VI. Allen Zweigen der Versicherung Gemeinsames.

Alle Spezialregelungen überwölbt schliesslich das jetzt nicht mehr geringe Gemeinsame, das alle Versicherungszweige umschliesst. Besonders enthält das erste Buch der R.V.O. den Kern des Neuen, das für die ganze R.V.O. gilt. Das organisatorische Problem steht hier im Mittelpunkt. Fand keine Verschmelzung der jetzt selbständigen Versicherungszweige statt, so fragt er sich, was die R.V.O. sonst erstrebt. Sie bezeichnet ihr Ziel in der Begründung als „gegenseitige Annäherung“ jener Zweige und sieht als Mittel an die Schaffung eines ihnen allen gemeinsamen Bindegliedes und zwar an der Stelle, wo ein solches der Erfahrung gemäss am meisten not tut, d. h. in der unteren örtlichen Instanz.

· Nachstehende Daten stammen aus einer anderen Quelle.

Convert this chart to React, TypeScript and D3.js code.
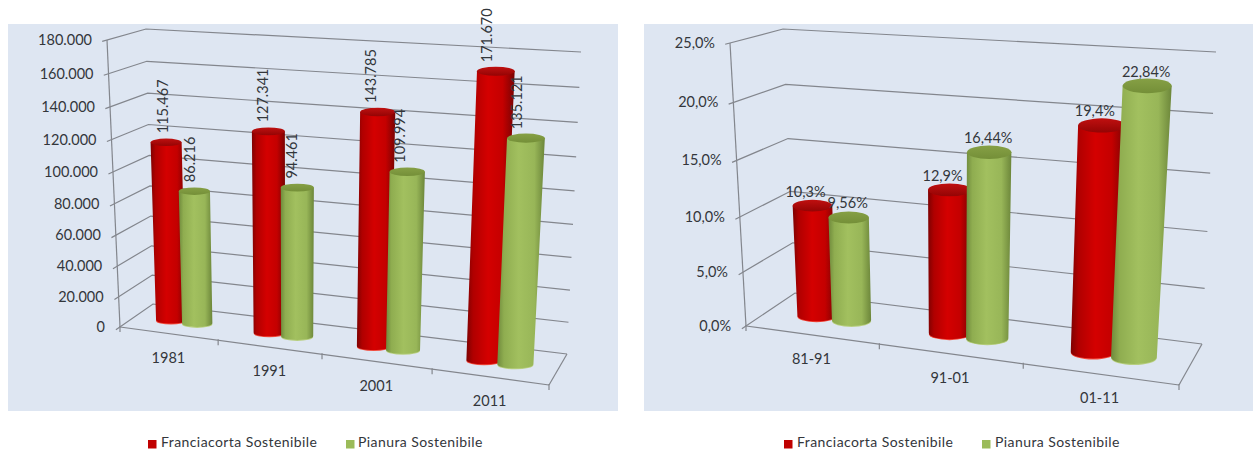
import React from "react";
import * as d3 from "d3";

// Population figures and percentage growth, one array per series.
const popYears = ["1981", "1991", "2001", "2011"];
const popFranciacorta = [115467, 127341, 143785, 171670];
const popPianura = [86216, 94461, 109994, 135121];
const popTicks = [0, 20000, 40000, 60000, 80000, 100000, 120000, 140000, 160000, 180000];

const growthPeriods = ["81-91", "91-01", "01-11"];
const growthFranciacorta = [10.3, 12.9, 19.4];
const growthPianura = [9.56, 16.44, 22.84];
const growthLabelsFranciacorta = ["10,3%", "12,9%", "19,4%"];
const growthLabelsPianura = ["9,56%", "16,44%", "22,84%"];
const growthTicks = [0, 5, 10, 15, 20, 25];

const seriesNames = ["Franciacorta Sostenibile", "Pianura Sostenibile"];

const FONT = "Lato, 'Open Sans', sans-serif";
const TEXT = "#33363b";
const GRID = "#83868d";

const it = d3.formatLocale({ decimal: ",", thousands: ".", grouping: [3], currency: ["", ""] });
const fmtInt = it.format(",d");
const fmtPct = (v: number) => it.format(".1f")(v) + "%";

type P = [number, number];
interface Box { fl: P; fr: P; bl: P; br: P; tfl: P; tfr: P; tbl: P; tbr: P; }

const mix = (a: P, b: P, t: number): P => [a[0] + (b[0] - a[0]) * t, a[1] + (b[1] - a[1]) * t];

// Perspective foreshortening along the category and value axes.
const PERSPECTIVE_X = 0.89;
const PERSPECTIVE_Y = 0.94;
const foreshorten = (u: number, k: number) => (k * u) / (1 + (k - 1) * u);

// Maps (category position, depth, normalised height) into the 3D box on screen.
function projector(box: Box) {
  return (u: number, depth: number, h: number): P => {
    const t = foreshorten(u, PERSPECTIVE_X);
    const floor = mix(mix(box.fl, box.fr, t), mix(box.bl, box.br, t), depth);
    const roof = mix(mix(box.tfl, box.tfr, t), mix(box.tbl, box.tbr, t), depth);
    return mix(floor, roof, foreshorten(h, PERSPECTIVE_Y));
  };
}

const line = (a: P, b: P) => `M${a[0]},${a[1]}L${b[0]},${b[1]}`;

function cylinderBody(tc: P, trx: number, bc: P, brx: number, ratio: number) {
  const p = d3.path();
  p.moveTo(tc[0] - trx, tc[1]);
  p.lineTo(bc[0] - brx, bc[1]);
  p.bezierCurveTo(bc[0] - brx, bc[1] + brx * ratio * 1.33, bc[0] + brx, bc[1] + brx * ratio * 1.33, bc[0] + brx, bc[1]);
  p.lineTo(tc[0] + trx, tc[1]);
  p.closePath();
  return p.toString();
}

interface ChartProps {
  box: Box;
  panel: [number, number, number, number];
  categories: string[];
  series: number[][];
  ticks: number[];
  tickText: (v: number) => string;
  radius: number;
  offset: number;
  ratio: number;
  barLabels: (s: number, i: number) => string;
  rotated: boolean;
  legendX: [number, number, number, number];
}

function Chart3D(c: ChartProps) {
  const project = projector(c.box);
  const height = d3.scaleLinear().domain([c.ticks[0], c.ticks[c.ticks.length - 1]]).range([0, 1]);
  const band = d3.scaleBand<string>().domain(c.categories).range([0, 1]);
  const { fl, fr, br } = c.box;
  const colors = ["red", "green"];

  return (
    <g>
      <rect x={c.panel[0]} y={c.panel[1]} width={c.panel[2]} height={c.panel[3]} fill="#dee6f2" />

      {/* Walls and floor outline */}
      <g stroke={GRID} strokeWidth={1.2} fill="none">
        {c.ticks.map((t) => {
          const h = height(t);
          const a = project(0, 0, h);
          const b = project(0, 1, h);
          const e = project(1, 1, h);
          const dx = a[0] - b[0];
          const dy = a[1] - b[1];
          const len = Math.hypot(dx, dy);
          return (
            <path key={t} d={`M${a[0] + (dx / len) * 5},${a[1] + (dy / len) * 5}L${b[0]},${b[1]}L${e[0]},${e[1]}`} />
          );
        })}
        <path d={line(project(0, 0, 0), project(0, 0, 1))} />
        <path d={line(fl, fr)} />
        <path d={line(fr, br)} />
        {d3.range(0, c.categories.length + 1).map((i) => {
          const q = project(i / c.categories.length, 0, 0);
          return <path key={i} d={`M${q[0]},${q[1] - 1}L${q[0]},${q[1] + 5}`} />;
        })}
      </g>

      {/* Value axis labels */}
      <g fontFamily={FONT} fontSize={14.5} fill={TEXT} textAnchor="end">
        {c.ticks.map((t) => {
          const a = project(0, 0, height(t));
          return (
            <text key={t} x={a[0] - 15} y={a[1] + 5}>
              {c.tickText(t)}
            </text>
          );
        })}
      </g>

      {/* Category labels below the front edge */}
      <g fontFamily={FONT} fontSize={14.5} fill={TEXT} textAnchor="middle">
        {c.categories.map((cat) => {
          const u = (band(cat) as number) + band.bandwidth() / 2;
          const q = project(u, 0, 0);
          return (
            <text key={cat} x={q[0]} y={q[1] + 29}>
              {cat}
            </text>
          );
        })}
      </g>

      {/* Cylinders, drawn series by series so the second overlaps the first */}
      {c.series.map((vals, s) =>
        vals.map((v, i) => {
          const u = (band(c.categories[i]) as number) + band.bandwidth() / 2 + (s === 0 ? -c.offset : c.offset);
          const h = height(v);
          const bc = project(u, 0.5, 0);
          const tc = project(u, 0.5, h);
          const brx = (project(u + c.radius, 0.5, 0)[0] - project(u - c.radius, 0.5, 0)[0]) / 2;
          const trx = (project(u + c.radius, 0.5, h)[0] - project(u - c.radius, 0.5, h)[0]) / 2;
          const tone = colors[s];
          return (
            <g key={`${s}-${i}`}>
              <ellipse cx={bc[0]} cy={bc[1] + 1} rx={brx} ry={brx * c.ratio} fill={s === 0 ? "#f24a3c" : "#b8cf80"} />
              <path d={cylinderBody(tc, trx, bc, brx, c.ratio)} fill={`url(#${tone}-body)`} />
              <ellipse cx={tc[0]} cy={tc[1]} rx={trx} ry={trx * c.ratio} fill={`url(#${tone}-top)`} />
            </g>
          );
        })
      )}

      {/* Value labels above each cylinder */}
      <g fontFamily={FONT} fontSize={14.5} fill={TEXT}>
        {c.series.map((vals, s) =>
          vals.map((v, i) => {
            const u = (band(c.categories[i]) as number) + band.bandwidth() / 2 + (s === 0 ? -c.offset : c.offset);
            const tc = project(u, 0.5, height(v));
            const label = c.barLabels(s, i);
            if (c.rotated) {
              const x = tc[0] - 3 - 7 * u;
              const y = tc[1] - 9;
              return (
                <text key={`${s}-${i}`} transform={`translate(${x},${y}) rotate(-90)`} dy="0.35em">
                  {label}
                </text>
              );
            }
            return (
              <text key={`${s}-${i}`} x={tc[0] + (s === 0 ? -7 : -1)} y={tc[1] - 9} textAnchor="middle">
                {label}
              </text>
            );
          })
        )}
      </g>

      {/* Legend */}
      <g fontFamily={FONT} fontSize={14} fill={TEXT} letterSpacing={0.42}>
        {seriesNames.map((name, s) => (
          <g key={name}>
            <rect x={c.legendX[s * 2]} y={440} width={8.5} height={8.5} fill={s === 0 ? "#c00000" : "#9bbb59"} />
            <text x={c.legendX[s * 2 + 1]} y={447}>
              {name}
            </text>
          </g>
        ))}
      </g>
    </g>
  );
}

function Gradients() {
  return (
    <defs>
      <linearGradient id="red-body" x1="0" x2="1" y1="0" y2="0">
        <stop offset="0" stopColor="#7e0202" />
        <stop offset="0.14" stopColor="#b00000" />
        <stop offset="0.45" stopColor="#d40000" />
        <stop offset="0.75" stopColor="#c40000" />
        <stop offset="1" stopColor="#780303" />
      </linearGradient>
      <linearGradient id="red-top" x1="0" x2="0" y1="0" y2="1">
        <stop offset="0" stopColor="#c01010" />
        <stop offset="1" stopColor="#930404" />
      </linearGradient>
      <linearGradient id="green-body" x1="0" x2="1" y1="0" y2="0">
        <stop offset="0" stopColor="#6f8a3c" />
        <stop offset="0.14" stopColor="#8fad50" />
        <stop offset="0.45" stopColor="#a2c05f" />
        <stop offset="0.78" stopColor="#98b658" />
        <stop offset="1" stopColor="#6c863a" />
      </linearGradient>
      <linearGradient id="green-top" x1="0" x2="0" y1="0" y2="1">
        <stop offset="0" stopColor="#86a045" />
        <stop offset="1" stopColor="#748f38" />
      </linearGradient>
    </defs>
  );
}

const popBox: Box = {
  fl: [120, 327], fr: [549, 385], bl: [153, 304], br: [567, 354],
  tfl: [107, 40], tfr: [569, 70], tbl: [146, 29], tbr: [581, 52],
};
const growthBox: Box = {
  fl: [746, 326], fr: [1179, 385], bl: [795, 293], br: [1202, 344],
  tfl: [730, 43], tfr: [1203, 72], tbl: [783, 29], tbr: [1216, 52],
};

export default function App() {
  return (
    <svg
      width={1253}
      height={450}
      viewBox="0 0 1253 450"
      style={{ position: "absolute", left: 0, top: 0, display: "block", background: "#fff" }}
    >
      <Gradients />
      <Chart3D
        box={popBox}
        panel={[8, 24, 610, 387]}
        categories={popYears}
        series={[popFranciacorta, popPianura]}
        ticks={popTicks}
        tickText={(v) => fmtInt(v)}
        radius={0.039}
        offset={0.034}
        ratio={0.24}
        barLabels={(s, i) => fmtInt(s === 0 ? popFranciacorta[i] : popPianura[i])}
        rotated
        legendX={[148, 161, 346, 358]}
      />
      <Chart3D
        box={growthBox}
        panel={[644, 24, 609, 387]}
        categories={growthPeriods}
        series={[growthFranciacorta, growthPianura]}
        ticks={growthTicks}
        tickText={fmtPct}
        radius={0.05}
        offset={0.045}
        ratio={0.3}
        barLabels={(s, i) => (s === 0 ? growthLabelsFranciacorta[i] : growthLabelsPianura[i])}
        rotated={false}
        legendX={[784, 797, 982, 995]}
      />
    </svg>
  );
}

Aber auch insofern wirkt die Idee der Vereinheitlichung aus, als in einer symmetrisch übereinander gestellten Weise die Spruchinstanzen sich aufbauen. Dem Versicherungsamt werden die Oberversicherungsämter übergeordnet, die bisher mit etwas veränderter Verfassung als Schiedsgerichte bekannt waren, und über diesen stehen dann das Reichsversicherungsamt und die Landesversicherungsämter, für deren Entlastung in weitgehendem Masse gesorgt sein soll. Soweit die R.V.O. sonst eine Vereinheitlichung vorsieht, ist sie lediglich formaler Natur: Es werden Bestimmungen, die in den verschiedenen Zweigen der Arbeiterversicherung zu finden waren, einheitlich formuliert und gemeinsam zusammengefasst; es trifft dies insbesondere zu auf die rechtliche Ausgestaltung der Beziehungen der Versicherungsträger zueinander und zu anderen Verpflichteten.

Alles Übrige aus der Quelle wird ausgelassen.